Adobe's enterprise chief marketing officer, Rachel Thornton, asserts that artificial intelligence now enables marketers to target a "segment of one"—delivering hyper-personalized experiences to individual customers at scale. According to her comments reported by Business Insider, this breakthrough is exemplified by beauty retailer Ulta, which uses AI-driven insights to tailor customer journeys, from product recommendations to promotional timing, transforming broad campaigns into bespoke interactions.
This vision aligns with Adobe's aggressive push into agentic AI, a new frontier where AI agents autonomously handle complex, multi-step tasks. At the Adobe Summit in Las Vegas on April 20, the company unveiled Adobe CX Enterprise, a comprehensive platform integrating AI agents, specialized skills, and developer tools to manage the entire customer lifecycle—from acquisition to loyalty. As detailed in Adobe's official announcement and coverage from Marketing Dive, the platform builds on existing infrastructure used by over 20,000 brands, powering more than 1 trillion customer experiences annually through tools like the Adobe Experience Platform Agent Orchestrator introduced in 2025.
Adobe is scaling this technology through an expansive ecosystem of partnerships, positioning itself as the central hub for enterprise AI workflows. The company has deepened ties with AI leaders including OpenAI, Anthropic, Amazon, Google, Microsoft, Nvidia, and others, as highlighted in a Bloomberg interview with Adobe Customer Experience Orchestration Business President Anil Chakravarthy. Major advertising agencies such as Omnicom, Publicis Groupe, WPP, Dentsu, Havas, and Stagwell are standardizing on CX Enterprise, collaborating with Adobe to co-develop client solutions that blend agency intellectual property with Adobe's data governance and content tools. System integrators like Accenture, Deloitte Digital, IBM, and PwC are packaging these capabilities for industry-specific applications, from content supply chains to brand visibility in AI-driven search.
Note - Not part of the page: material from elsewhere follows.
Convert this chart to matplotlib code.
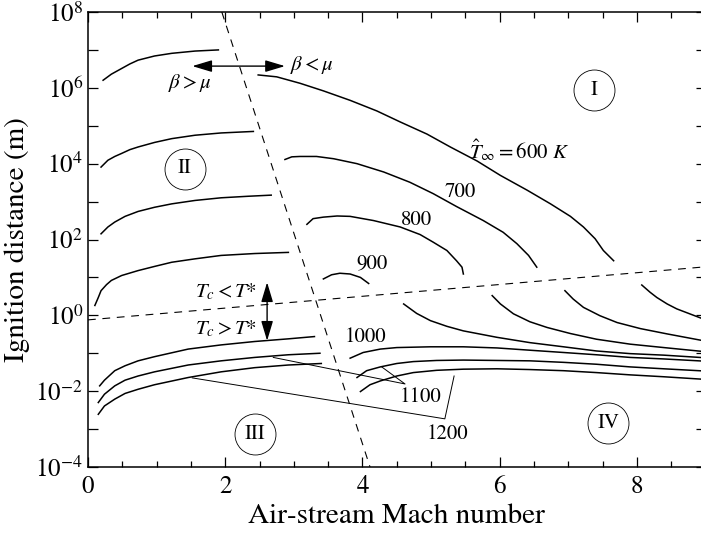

For marketers and businesses, this matters profoundly as it addresses the tension between personalization demands and operational scale. Traditional marketing segments groups of similar customers, but agentic AI allows orchestration across tools like Microsoft's Copilot, Amazon Q, and Anthropic's Claude Enterprise, embedding Adobe's customer intelligence directly into workflows teams already use. As one analysis notes, Adobe is effectively becoming the control layer between enterprise data, creative production, and external AI assistants, reducing friction and easing fears of business disruption.
Additional innovations announced at the Summit include Adobe Brand Intelligence, a continuously learning agentic system that ensures scaled content remains authentic and on-brand, and expansions to Gen Studio for rapidly personalizing high-performing campaign assets. These tools empower creatives and CMOs to maintain consistency while automating repetitive tasks, potentially reshaping how brands compete in an AI-saturated market.
Looking ahead, Adobe's strategy signals a broader industry shift toward multi-agent collaboration, where no single vendor dominates. With agencies and integrators now at the core of its ecosystem, the platform promises faster deployment of tailored solutions, benefiting thousands of enterprises reliant on Adobe's stack. Early adopters like Ulta demonstrate real-world impact, suggesting that "segments of one" could soon become standard, driving loyalty and revenue in competitive sectors like retail and e-commerce.